PacificIsland governments have been pioneering voices also on climate change. By highlighting the inseparable links of climate change to your lives and livelihoods, you articulate the urgency of your unique vulnerabilities and the challenges facing SIDS.
Island populations need security of food and shelter, security from extreme weather and rising sea levels. They need security of livelihoods and employment. They need stable sources of revenue including from sustainable fishery and tourism.
The social, economic and environmental challenges are daunting, and those that arise from climate change are decidedly not of their own making.
But Pacific SIDS are resilient. Always looking for concrete, practical, pragmatic and constructive solutions, Pacific SIDS are forging innovative and fruitful partnerships with countries in the region and beyond.
I had the good fortune to visit Apia earlier this year and consult with the Samoan government as it began to prepare for the Third International Conference on SIDS. There I learned about and observed the transformative power of effective and durable partnerships.
The Pacific approach to partnerships is rooted in a commitment to mutual respect and shared responsibilities.
Sustainable development is the responsibility of the entire world, with common but differentiated responsibilities, and the means of implementation must be addressed as a top priority.
It is an honour for me to be appointed by the UN Secretary-General as the Secretary-General for the Third International Conference on SIDs. I am aware of the challenges. But I am equally determined to help bring together the best in the UN System for the success of the Samoa conference.
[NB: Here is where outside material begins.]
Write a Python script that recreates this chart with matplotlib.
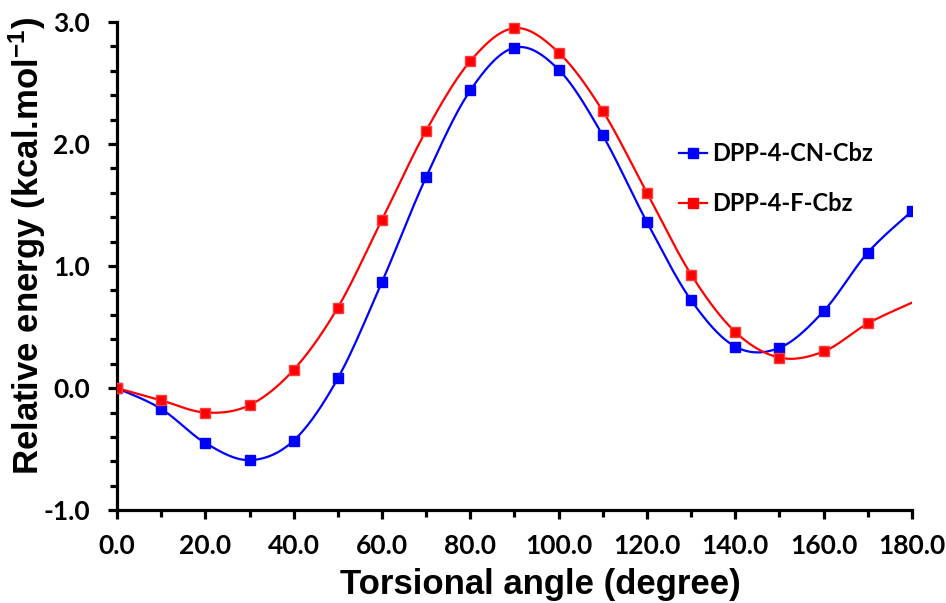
import numpy as np
import matplotlib
matplotlib.use("Agg")
import matplotlib.pyplot as plt
from matplotlib.ticker import MultipleLocator, FormatStrFormatter

# ------------------------------------------------------------
# données
# ------------------------------------------------------------
angles = [0, 10, 20, 30, 40, 50, 60, 70, 80, 90,
          100, 110, 120, 130, 140, 150, 160, 170, 180]

e_cn = [0.00, -0.17, -0.45, -0.59, -0.43, 0.08, 0.87, 1.73, 2.44, 2.79,
        2.61, 2.07, 1.36, 0.72, 0.34, 0.33, 0.63, 1.11, 1.45]

e_f = [0.00, -0.10, -0.20, -0.14, 0.15, 0.66, 1.38, 2.11, 2.68, 2.95,
       2.75, 2.27, 1.60, 0.93, 0.46, 0.25, 0.30, 0.53, 0.70]

labels = ["DPP-4-CN-Cbz", "DPP-4-F-Cbz"]


def smooth(x, y, n=30):
    # courbe lissée façon Excel (bezier / catmull-rom)
    x = np.asarray(x, float)
    y = np.asarray(y, float)
    px = np.concatenate([[x[0]], x, [x[-1]]])
    py = np.concatenate([[y[0]], y, [y[-1]]])
    xs, ys = [], []
    t = np.linspace(0, 1, n)
    for i in range(1, len(px) - 2):
        p0 = np.array([px[i], py[i]])
        p3 = np.array([px[i + 1], py[i + 1]])
        c1 = p0 + (p3 - np.array([px[i - 1], py[i - 1]])) / 6
        c2 = p3 - (np.array([px[i + 2], py[i + 2]]) - p0) / 6
        b = (np.outer((1 - t) ** 3, p0) + np.outer(3 * (1 - t) ** 2 * t, c1)
             + np.outer(3 * (1 - t) * t ** 2, c2) + np.outer(t ** 3, p3))
        xs.extend(b[:, 0])
        ys.extend(b[:, 1])
    return np.array(xs), np.array(ys)


tick_font = "Lato"
lab_font = "Liberation Sans"
plt.rcParams["mathtext.default"] = "regular"

fig = plt.figure(figsize=(9.46, 6.03), dpi=100)
ax = fig.add_axes([0.1237, 0.154, 0.8403, 0.8095])

sx, sy = smooth(angles, e_cn)
ax.plot(sx, sy, color="#0000ff", lw=1.6, zorder=3)
ax.plot(angles, e_cn, ls="none", marker="s", ms=6.8, color="#0000ff", zorder=4)

sx, sy = smooth(angles, e_f)
ax.plot(sx, sy, color="#ff0000", lw=1.6, zorder=3)
ax.plot(angles[:-1], e_f[:-1], ls="none", marker="s", ms=6.8, color="#ff0000",
        mec="#ff3a3a", zorder=4)

# legende (poignées ligne + marqueur)
h1, = ax.plot([], [], color="#0000ff", lw=1.6, marker="s", ms=6.8)
h2, = ax.plot([], [], color="#ff0000", lw=1.6, marker="s", ms=6.8)
ax.legend([h1, h2], labels, loc="upper left", bbox_to_anchor=(0.707, 0.754),
          frameon=False, handlelength=1.2, handletextpad=0.2, labelspacing=1.15,
          borderpad=0, borderaxespad=0,
          prop={"family": tick_font, "weight": "bold", "size": 17})

ax.set_xlim(0, 180)
ax.set_ylim(-1.0, 3.0)
ax.xaxis.set_major_locator(MultipleLocator(20))
ax.xaxis.set_minor_locator(MultipleLocator(10))
ax.yaxis.set_major_locator(MultipleLocator(1))
ax.yaxis.set_minor_locator(MultipleLocator(0.2))
ax.xaxis.set_major_formatter(FormatStrFormatter("%.1f"))
ax.yaxis.set_major_formatter(FormatStrFormatter("%.1f"))

for s in ["top", "right"]:
    ax.spines[s].set_visible(False)
for s in ["left", "bottom"]:
    ax.spines[s].set_linewidth(2.3)

ax.tick_params(which="major", direction="out", length=6.5, width=2.3)
ax.tick_params(which="minor", direction="out", length=5, width=2.3)
ax.tick_params(axis="x", which="major", pad=11)
ax.tick_params(axis="y", which="major", pad=13)
for lab in ax.get_xticklabels() + ax.get_yticklabels():
    lab.set_fontfamily(tick_font)
    lab.set_fontweight("bold")
    lab.set_fontsize(19)

ax.set_xlabel("Torsional angle (degree)", fontfamily=lab_font, fontweight="bold",
              fontsize=25)
ax.set_ylabel("Relative energy (kcal.mol$^{-1}$)", fontfamily=lab_font,
              fontweight="bold", fontsize=25)
ax.xaxis.set_label_coords(0.533, -0.119)
ax.yaxis.set_label_coords(-0.087, 0.541)

fig.savefig("out.png", dpi=100)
I can assure you that the entire UN system will come together in supporting the SIDS agenda. In the context of UN system collaboration, we have brought together all UN entities to strengthen existing partnerships and to create new partnerships. We want these partnerships, big and small, traditional and non-traditional, to focus on your issues – on climate change, healthy oceans, waste management, disaster resilience and tourism, among others. Some new initiatives are already in the works.
Excellencies, Ladies and Gentlemen,
As you meet, the United Nations is also busy with preparations for the post-2015 development agenda, which will have sustainable development at its core.
I hope that this meeting here in Nadi and the Conference in Samoa next year will be occasions to share the aspirations of SIDS for the post-2015 agenda – which must be an agenda that will address the unique vulnerabilities of SIDS and that will help strengthen the resilience of SIDS.
I wish you all the best in your deliberations in the coming days, and I look forward to listening to the Pacific voice at this meeting.